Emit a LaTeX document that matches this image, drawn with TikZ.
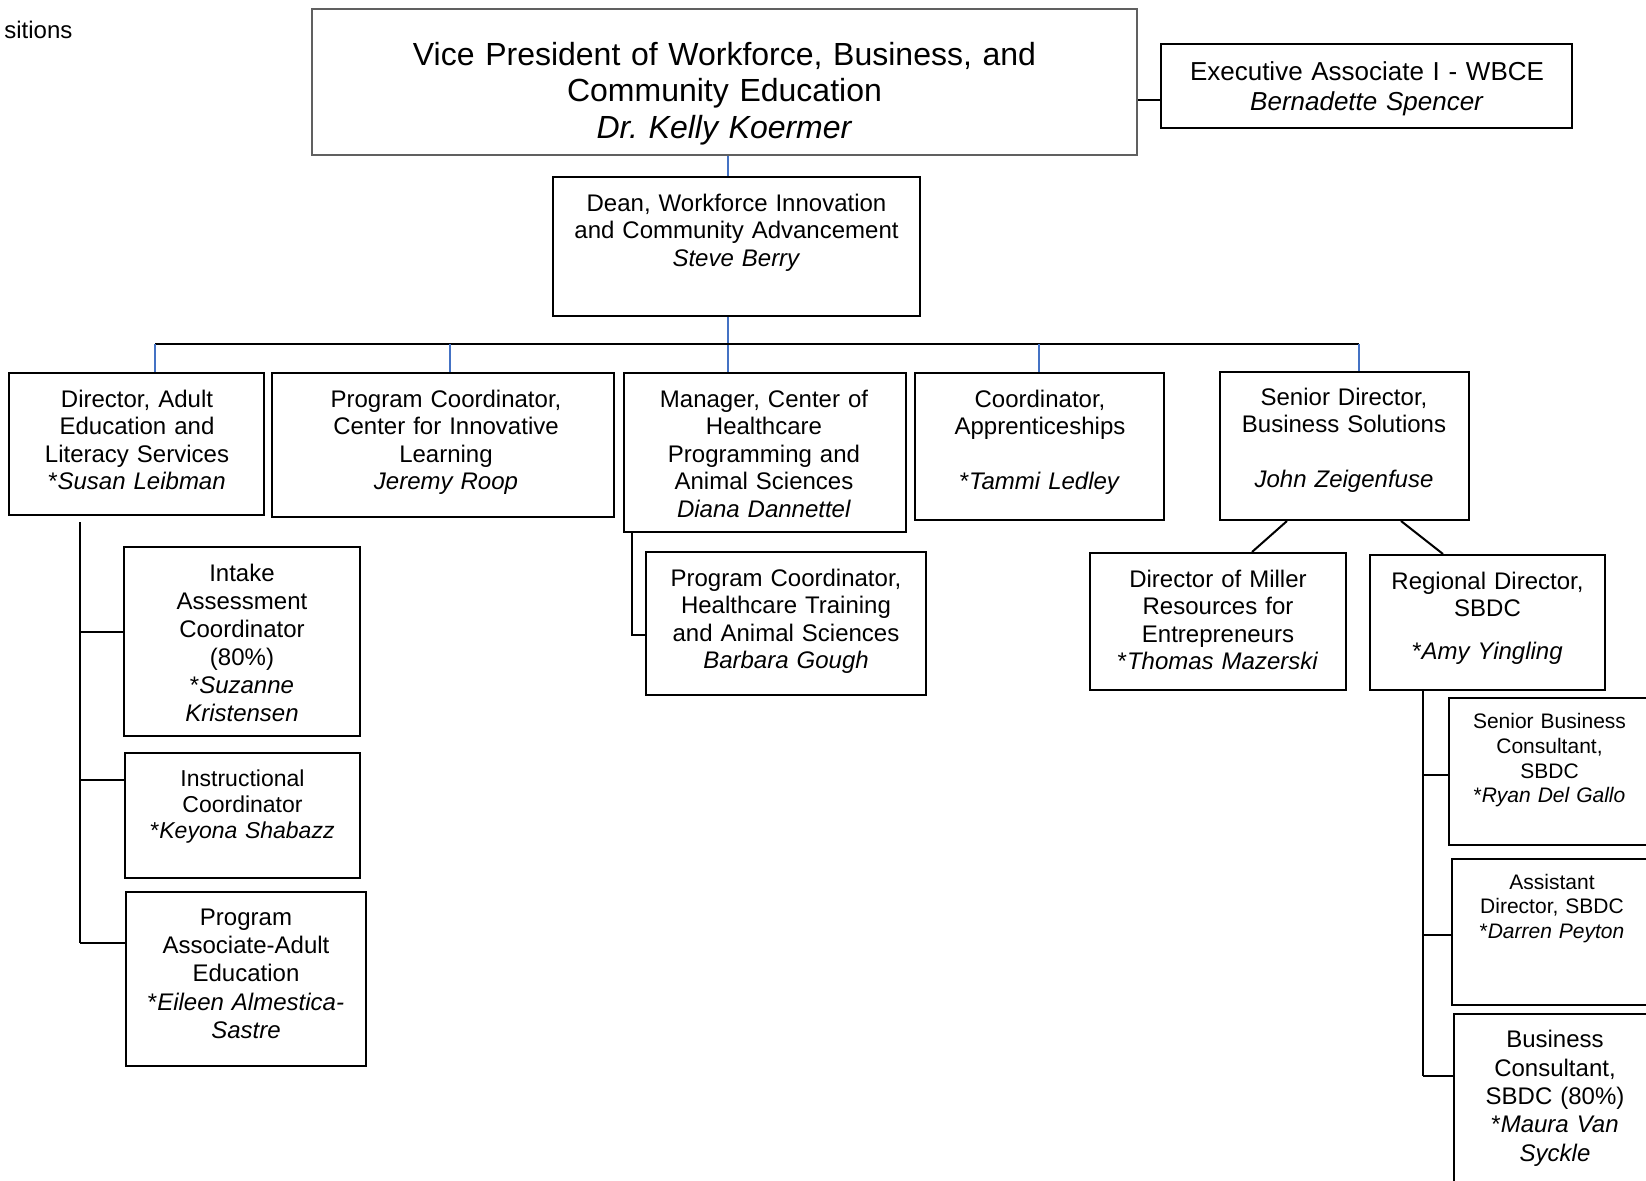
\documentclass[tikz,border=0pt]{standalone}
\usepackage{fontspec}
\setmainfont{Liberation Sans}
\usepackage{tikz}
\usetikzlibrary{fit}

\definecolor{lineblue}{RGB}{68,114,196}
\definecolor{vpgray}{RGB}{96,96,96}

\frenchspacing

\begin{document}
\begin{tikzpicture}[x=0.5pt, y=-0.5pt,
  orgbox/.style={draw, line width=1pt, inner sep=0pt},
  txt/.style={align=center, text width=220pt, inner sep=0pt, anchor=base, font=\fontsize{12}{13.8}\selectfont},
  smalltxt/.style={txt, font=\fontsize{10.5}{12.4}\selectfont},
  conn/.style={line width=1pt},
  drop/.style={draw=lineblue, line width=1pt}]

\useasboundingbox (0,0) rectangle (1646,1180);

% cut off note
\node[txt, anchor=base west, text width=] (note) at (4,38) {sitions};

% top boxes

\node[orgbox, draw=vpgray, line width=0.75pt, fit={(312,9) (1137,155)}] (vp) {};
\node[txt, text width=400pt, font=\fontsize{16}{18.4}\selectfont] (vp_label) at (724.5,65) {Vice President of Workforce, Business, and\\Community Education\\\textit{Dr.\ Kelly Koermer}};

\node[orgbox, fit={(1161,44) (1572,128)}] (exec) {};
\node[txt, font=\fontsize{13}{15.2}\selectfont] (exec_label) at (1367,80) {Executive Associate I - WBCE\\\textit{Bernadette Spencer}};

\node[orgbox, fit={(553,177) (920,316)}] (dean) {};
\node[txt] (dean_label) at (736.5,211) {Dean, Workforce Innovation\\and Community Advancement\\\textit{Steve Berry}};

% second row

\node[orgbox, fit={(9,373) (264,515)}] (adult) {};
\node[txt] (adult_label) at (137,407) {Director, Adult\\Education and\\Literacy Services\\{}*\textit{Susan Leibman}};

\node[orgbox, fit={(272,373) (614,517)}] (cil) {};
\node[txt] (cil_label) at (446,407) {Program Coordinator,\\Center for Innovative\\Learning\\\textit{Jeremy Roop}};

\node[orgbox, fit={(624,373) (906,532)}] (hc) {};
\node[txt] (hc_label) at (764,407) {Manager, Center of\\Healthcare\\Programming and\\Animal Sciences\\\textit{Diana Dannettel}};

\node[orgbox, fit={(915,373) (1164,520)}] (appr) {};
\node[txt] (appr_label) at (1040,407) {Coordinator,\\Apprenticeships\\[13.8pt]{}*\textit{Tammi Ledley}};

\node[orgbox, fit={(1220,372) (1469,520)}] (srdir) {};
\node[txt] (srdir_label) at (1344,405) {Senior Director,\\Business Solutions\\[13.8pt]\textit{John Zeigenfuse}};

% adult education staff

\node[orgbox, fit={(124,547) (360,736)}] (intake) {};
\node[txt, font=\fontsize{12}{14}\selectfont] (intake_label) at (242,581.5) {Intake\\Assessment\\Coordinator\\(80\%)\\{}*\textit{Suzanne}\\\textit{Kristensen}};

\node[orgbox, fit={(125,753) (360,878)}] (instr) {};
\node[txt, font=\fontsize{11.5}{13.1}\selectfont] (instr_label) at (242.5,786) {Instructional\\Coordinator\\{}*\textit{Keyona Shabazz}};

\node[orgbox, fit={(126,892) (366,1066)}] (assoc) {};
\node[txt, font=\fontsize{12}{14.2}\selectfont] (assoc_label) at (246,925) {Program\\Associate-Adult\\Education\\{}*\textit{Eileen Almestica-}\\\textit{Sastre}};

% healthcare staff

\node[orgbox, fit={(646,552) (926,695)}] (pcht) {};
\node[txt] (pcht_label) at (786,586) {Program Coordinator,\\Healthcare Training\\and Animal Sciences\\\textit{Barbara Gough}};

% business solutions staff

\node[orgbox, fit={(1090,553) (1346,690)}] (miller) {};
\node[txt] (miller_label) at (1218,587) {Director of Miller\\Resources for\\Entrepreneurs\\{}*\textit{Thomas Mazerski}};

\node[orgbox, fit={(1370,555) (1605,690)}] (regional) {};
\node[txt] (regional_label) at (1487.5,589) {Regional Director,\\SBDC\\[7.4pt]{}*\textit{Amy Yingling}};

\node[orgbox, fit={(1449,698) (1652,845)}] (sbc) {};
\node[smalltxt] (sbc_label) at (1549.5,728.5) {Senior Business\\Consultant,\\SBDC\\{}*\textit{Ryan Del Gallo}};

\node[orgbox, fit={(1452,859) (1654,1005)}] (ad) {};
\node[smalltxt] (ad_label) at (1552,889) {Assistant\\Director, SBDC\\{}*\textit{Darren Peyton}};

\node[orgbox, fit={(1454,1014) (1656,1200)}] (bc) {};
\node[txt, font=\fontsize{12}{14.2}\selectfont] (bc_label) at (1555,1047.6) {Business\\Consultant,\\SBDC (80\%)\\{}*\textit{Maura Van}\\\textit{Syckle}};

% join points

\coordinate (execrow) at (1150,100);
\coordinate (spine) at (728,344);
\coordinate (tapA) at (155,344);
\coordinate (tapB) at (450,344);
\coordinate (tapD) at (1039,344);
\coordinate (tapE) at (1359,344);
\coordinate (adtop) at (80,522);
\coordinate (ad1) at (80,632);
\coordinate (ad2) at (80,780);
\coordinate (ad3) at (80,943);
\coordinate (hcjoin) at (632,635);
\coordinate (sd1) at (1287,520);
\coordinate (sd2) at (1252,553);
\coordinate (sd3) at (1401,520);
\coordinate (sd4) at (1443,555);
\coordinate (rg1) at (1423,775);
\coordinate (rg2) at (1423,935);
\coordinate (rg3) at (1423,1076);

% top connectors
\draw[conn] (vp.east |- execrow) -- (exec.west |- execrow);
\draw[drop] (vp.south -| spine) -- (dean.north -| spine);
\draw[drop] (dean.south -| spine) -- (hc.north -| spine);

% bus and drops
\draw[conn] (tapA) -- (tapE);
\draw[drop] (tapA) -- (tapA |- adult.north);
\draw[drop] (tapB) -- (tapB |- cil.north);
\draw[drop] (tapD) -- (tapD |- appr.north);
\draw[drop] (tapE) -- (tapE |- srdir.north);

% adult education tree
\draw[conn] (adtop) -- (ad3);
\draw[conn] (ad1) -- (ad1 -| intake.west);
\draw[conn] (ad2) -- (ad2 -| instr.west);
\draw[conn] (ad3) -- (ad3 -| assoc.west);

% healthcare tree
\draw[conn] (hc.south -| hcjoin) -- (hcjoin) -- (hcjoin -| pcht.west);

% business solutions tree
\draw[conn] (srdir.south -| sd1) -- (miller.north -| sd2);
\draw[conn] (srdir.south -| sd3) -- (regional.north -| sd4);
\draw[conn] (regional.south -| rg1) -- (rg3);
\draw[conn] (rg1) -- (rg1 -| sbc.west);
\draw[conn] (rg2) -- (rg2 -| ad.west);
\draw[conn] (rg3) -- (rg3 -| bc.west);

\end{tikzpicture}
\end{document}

────

SHORT PROBLEM :: Begin at the first line of the data above and repeat each line exactly, stopping after the line containing "(appr_label) at (1040,407)". Omit the pictures.

SOLUTION TO THIS EXERCISE ::
Emit a LaTeX document that matches this image, drawn with TikZ.
\documentclass[tikz,border=0pt]{standalone}
\usepackage{fontspec}
\setmainfont{Liberation Sans}
\usepackage{tikz}
\usetikzlibrary{fit}

\definecolor{lineblue}{RGB}{68,114,196}
\definecolor{vpgray}{RGB}{96,96,96}

\frenchspacing

\begin{document}
\begin{tikzpicture}[x=0.5pt, y=-0.5pt,
  orgbox/.style={draw, line width=1pt, inner sep=0pt},
  txt/.style={align=center, text width=220pt, inner sep=0pt, anchor=base, font=\fontsize{12}{13.8}\selectfont},
  smalltxt/.style={txt, font=\fontsize{10.5}{12.4}\selectfont},
  conn/.style={line width=1pt},
  drop/.style={draw=lineblue, line width=1pt}]

\useasboundingbox (0,0) rectangle (1646,1180);

% cut off note
\node[txt, anchor=base west, text width=] (note) at (4,38) {sitions};

% top boxes

\node[orgbox, draw=vpgray, line width=0.75pt, fit={(312,9) (1137,155)}] (vp) {};
\node[txt, text width=400pt, font=\fontsize{16}{18.4}\selectfont] (vp_label) at (724.5,65) {Vice President of Workforce, Business, and\\Community Education\\\textit{Dr.\ Kelly Koermer}};

\node[orgbox, fit={(1161,44) (1572,128)}] (exec) {};
\node[txt, font=\fontsize{13}{15.2}\selectfont] (exec_label) at (1367,80) {Executive Associate I - WBCE\\\textit{Bernadette Spencer}};

\node[orgbox, fit={(553,177) (920,316)}] (dean) {};
\node[txt] (dean_label) at (736.5,211) {Dean, Workforce Innovation\\and Community Advancement\\\textit{Steve Berry}};

% second row

\node[orgbox, fit={(9,373) (264,515)}] (adult) {};
\node[txt] (adult_label) at (137,407) {Director, Adult\\Education and\\Literacy Services\\{}*\textit{Susan Leibman}};

\node[orgbox, fit={(272,373) (614,517)}] (cil) {};
\node[txt] (cil_label) at (446,407) {Program Coordinator,\\Center for Innovative\\Learning\\\textit{Jeremy Roop}};

\node[orgbox, fit={(624,373) (906,532)}] (hc) {};
\node[txt] (hc_label) at (764,407) {Manager, Center of\\Healthcare\\Programming and\\Animal Sciences\\\textit{Diana Dannettel}};

\node[orgbox, fit={(915,373) (1164,520)}] (appr) {};
\node[txt] (appr_label) at (1040,407) {Coordinator,\\Apprenticeships\\[13.8pt]{}*\textit{Tammi Ledley}};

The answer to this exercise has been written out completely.